▶ **GIVEN TASK**
Select every line below containing the word "this".

▶ **INPUT DATA**
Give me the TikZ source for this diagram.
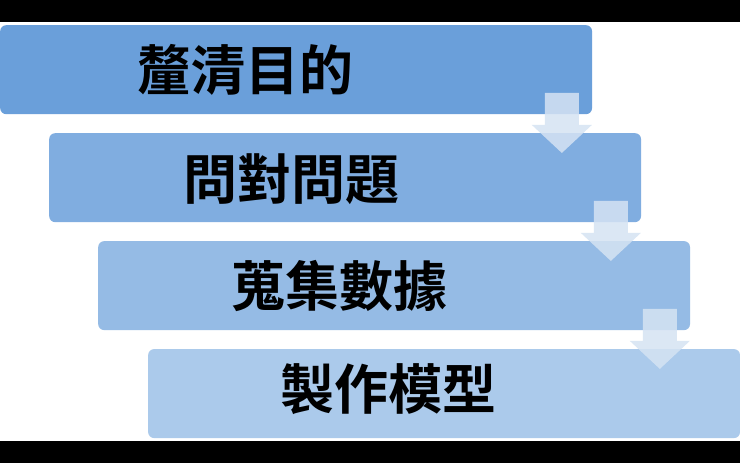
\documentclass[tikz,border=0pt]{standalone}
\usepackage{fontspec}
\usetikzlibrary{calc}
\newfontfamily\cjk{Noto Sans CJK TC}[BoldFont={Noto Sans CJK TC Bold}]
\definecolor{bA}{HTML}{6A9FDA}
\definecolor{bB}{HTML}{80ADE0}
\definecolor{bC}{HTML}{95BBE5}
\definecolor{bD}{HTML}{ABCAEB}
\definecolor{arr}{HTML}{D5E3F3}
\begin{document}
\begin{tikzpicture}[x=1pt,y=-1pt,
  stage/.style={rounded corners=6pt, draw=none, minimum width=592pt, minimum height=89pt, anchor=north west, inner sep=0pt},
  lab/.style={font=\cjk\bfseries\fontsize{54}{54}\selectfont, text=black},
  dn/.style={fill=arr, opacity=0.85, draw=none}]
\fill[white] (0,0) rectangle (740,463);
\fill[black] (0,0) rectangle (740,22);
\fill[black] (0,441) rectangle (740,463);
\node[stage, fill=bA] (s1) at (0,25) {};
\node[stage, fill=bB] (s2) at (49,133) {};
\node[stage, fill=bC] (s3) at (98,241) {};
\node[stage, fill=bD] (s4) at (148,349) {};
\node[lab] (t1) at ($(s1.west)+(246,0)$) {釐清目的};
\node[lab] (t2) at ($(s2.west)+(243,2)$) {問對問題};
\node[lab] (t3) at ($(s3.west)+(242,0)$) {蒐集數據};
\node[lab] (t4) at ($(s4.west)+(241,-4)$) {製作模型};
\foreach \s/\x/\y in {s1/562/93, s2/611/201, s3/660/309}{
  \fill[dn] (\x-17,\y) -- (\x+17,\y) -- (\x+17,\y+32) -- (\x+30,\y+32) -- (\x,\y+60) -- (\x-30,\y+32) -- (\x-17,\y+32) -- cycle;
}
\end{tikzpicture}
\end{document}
==
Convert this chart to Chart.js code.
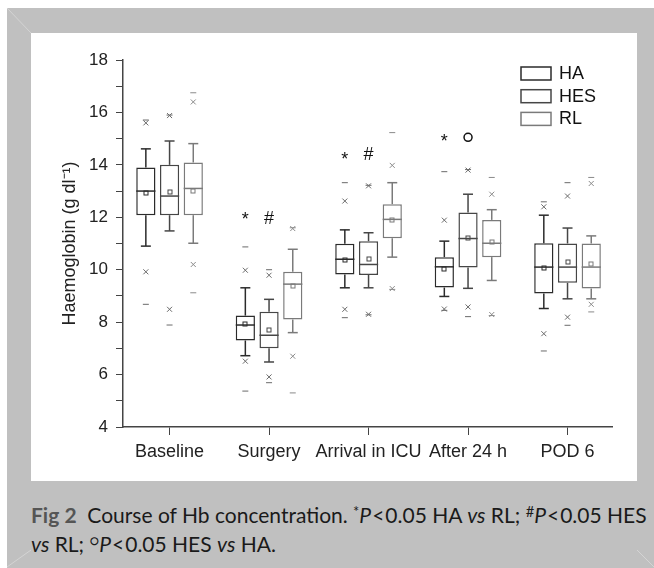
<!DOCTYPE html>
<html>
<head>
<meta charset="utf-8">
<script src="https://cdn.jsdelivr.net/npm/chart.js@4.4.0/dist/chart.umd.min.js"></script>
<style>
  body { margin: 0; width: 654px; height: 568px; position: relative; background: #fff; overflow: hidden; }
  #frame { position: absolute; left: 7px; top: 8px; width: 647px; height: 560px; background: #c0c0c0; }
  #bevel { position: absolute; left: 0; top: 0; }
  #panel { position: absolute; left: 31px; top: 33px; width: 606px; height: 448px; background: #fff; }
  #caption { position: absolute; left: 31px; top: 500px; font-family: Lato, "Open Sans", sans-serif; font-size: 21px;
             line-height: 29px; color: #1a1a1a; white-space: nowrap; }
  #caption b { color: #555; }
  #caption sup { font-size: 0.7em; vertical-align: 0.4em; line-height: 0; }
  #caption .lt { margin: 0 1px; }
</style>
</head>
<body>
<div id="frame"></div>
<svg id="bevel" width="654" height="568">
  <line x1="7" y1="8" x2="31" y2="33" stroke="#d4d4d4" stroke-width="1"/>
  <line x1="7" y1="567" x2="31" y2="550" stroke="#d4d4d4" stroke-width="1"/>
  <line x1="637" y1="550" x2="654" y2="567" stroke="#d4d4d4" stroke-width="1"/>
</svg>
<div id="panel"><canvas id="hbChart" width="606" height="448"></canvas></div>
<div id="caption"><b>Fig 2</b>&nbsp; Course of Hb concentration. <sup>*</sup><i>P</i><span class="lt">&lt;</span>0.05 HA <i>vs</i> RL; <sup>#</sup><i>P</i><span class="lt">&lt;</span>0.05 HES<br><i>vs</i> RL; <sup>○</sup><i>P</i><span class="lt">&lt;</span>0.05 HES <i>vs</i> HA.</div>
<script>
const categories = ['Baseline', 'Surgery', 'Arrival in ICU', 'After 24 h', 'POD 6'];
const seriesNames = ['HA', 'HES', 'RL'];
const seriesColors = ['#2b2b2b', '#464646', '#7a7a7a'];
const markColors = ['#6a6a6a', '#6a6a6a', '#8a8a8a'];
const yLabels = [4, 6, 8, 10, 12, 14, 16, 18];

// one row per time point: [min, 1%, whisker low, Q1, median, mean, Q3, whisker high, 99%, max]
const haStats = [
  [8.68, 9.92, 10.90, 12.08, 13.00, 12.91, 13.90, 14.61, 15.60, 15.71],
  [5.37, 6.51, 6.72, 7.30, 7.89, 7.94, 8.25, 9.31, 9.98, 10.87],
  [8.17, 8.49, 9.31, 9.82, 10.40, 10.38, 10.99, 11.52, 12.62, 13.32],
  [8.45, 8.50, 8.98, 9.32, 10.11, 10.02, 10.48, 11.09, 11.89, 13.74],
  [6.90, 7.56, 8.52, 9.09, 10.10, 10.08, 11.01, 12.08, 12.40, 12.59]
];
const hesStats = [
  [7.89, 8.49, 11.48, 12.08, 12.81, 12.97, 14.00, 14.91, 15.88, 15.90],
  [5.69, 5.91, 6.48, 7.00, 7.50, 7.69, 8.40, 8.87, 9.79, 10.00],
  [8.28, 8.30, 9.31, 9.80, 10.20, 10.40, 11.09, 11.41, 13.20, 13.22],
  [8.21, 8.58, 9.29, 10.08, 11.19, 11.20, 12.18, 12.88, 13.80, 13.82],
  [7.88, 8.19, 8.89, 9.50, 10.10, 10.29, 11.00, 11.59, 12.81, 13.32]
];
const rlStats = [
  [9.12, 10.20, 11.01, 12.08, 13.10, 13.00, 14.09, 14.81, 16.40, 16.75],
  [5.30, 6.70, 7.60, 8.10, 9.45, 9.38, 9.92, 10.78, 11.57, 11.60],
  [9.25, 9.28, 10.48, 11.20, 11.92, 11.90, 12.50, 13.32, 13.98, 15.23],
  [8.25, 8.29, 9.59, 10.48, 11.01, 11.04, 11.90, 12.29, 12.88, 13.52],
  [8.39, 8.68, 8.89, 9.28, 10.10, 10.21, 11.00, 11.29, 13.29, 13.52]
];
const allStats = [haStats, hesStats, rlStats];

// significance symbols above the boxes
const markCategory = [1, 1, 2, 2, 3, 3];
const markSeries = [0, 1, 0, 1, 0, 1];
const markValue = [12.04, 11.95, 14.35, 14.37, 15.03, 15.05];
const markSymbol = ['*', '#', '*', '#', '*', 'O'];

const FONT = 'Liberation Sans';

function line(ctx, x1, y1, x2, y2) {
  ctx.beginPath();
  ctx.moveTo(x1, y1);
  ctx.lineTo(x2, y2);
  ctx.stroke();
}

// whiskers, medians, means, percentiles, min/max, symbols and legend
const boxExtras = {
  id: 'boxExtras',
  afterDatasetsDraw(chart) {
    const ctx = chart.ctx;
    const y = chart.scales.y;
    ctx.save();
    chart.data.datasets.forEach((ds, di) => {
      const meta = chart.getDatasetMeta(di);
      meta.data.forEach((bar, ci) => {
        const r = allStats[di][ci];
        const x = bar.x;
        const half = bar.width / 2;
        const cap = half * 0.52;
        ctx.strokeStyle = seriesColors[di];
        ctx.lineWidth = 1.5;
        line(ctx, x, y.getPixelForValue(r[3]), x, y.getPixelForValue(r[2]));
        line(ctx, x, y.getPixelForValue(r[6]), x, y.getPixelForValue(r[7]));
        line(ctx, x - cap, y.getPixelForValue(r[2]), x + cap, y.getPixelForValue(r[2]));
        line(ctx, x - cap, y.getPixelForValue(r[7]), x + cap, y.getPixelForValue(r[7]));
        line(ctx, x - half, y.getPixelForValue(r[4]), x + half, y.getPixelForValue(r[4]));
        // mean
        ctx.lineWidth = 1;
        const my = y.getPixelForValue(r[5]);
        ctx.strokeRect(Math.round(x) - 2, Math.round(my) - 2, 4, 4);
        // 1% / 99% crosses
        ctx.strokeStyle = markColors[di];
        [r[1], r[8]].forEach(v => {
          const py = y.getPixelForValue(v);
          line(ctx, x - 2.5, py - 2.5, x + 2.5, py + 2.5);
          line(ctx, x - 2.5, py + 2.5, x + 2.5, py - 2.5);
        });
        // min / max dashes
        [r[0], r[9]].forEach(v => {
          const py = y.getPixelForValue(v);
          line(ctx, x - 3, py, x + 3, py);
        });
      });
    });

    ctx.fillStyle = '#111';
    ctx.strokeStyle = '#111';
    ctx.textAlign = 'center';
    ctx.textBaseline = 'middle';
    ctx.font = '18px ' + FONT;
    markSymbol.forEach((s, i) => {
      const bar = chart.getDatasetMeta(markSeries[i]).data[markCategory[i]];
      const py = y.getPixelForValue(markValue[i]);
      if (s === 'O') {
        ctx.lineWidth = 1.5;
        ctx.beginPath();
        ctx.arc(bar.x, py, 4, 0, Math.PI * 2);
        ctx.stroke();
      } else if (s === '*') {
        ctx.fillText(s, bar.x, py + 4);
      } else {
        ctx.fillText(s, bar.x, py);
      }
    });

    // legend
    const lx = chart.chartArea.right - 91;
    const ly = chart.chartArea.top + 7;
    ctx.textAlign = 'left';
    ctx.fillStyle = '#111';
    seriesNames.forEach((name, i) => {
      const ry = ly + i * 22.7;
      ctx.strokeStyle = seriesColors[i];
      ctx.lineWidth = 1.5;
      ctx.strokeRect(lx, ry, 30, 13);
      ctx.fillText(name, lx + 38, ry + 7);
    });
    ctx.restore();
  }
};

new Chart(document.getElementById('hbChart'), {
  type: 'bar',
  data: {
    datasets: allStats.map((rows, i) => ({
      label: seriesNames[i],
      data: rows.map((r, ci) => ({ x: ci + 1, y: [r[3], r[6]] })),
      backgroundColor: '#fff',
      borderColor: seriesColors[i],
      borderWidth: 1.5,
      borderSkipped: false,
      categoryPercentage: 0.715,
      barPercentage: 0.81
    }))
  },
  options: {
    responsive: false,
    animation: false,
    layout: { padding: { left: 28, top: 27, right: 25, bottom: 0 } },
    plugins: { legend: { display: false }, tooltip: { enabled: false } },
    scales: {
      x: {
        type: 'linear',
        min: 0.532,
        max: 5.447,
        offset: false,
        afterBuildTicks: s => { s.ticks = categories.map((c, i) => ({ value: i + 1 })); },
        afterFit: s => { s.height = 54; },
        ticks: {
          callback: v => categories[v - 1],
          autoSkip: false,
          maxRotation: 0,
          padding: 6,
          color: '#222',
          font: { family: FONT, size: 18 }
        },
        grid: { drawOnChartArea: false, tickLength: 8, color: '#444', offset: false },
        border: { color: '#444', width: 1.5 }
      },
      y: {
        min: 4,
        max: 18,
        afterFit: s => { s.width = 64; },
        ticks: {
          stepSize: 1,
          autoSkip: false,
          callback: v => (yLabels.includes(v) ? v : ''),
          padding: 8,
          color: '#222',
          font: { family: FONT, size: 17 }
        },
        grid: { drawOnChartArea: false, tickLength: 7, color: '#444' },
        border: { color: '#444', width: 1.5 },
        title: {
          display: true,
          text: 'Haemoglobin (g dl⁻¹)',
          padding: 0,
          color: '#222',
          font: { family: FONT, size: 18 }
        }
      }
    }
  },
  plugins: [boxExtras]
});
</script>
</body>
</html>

▶ **EXPECTED OUTPUT**
Give me the TikZ source for this diagram.
Convert this chart to Chart.js code.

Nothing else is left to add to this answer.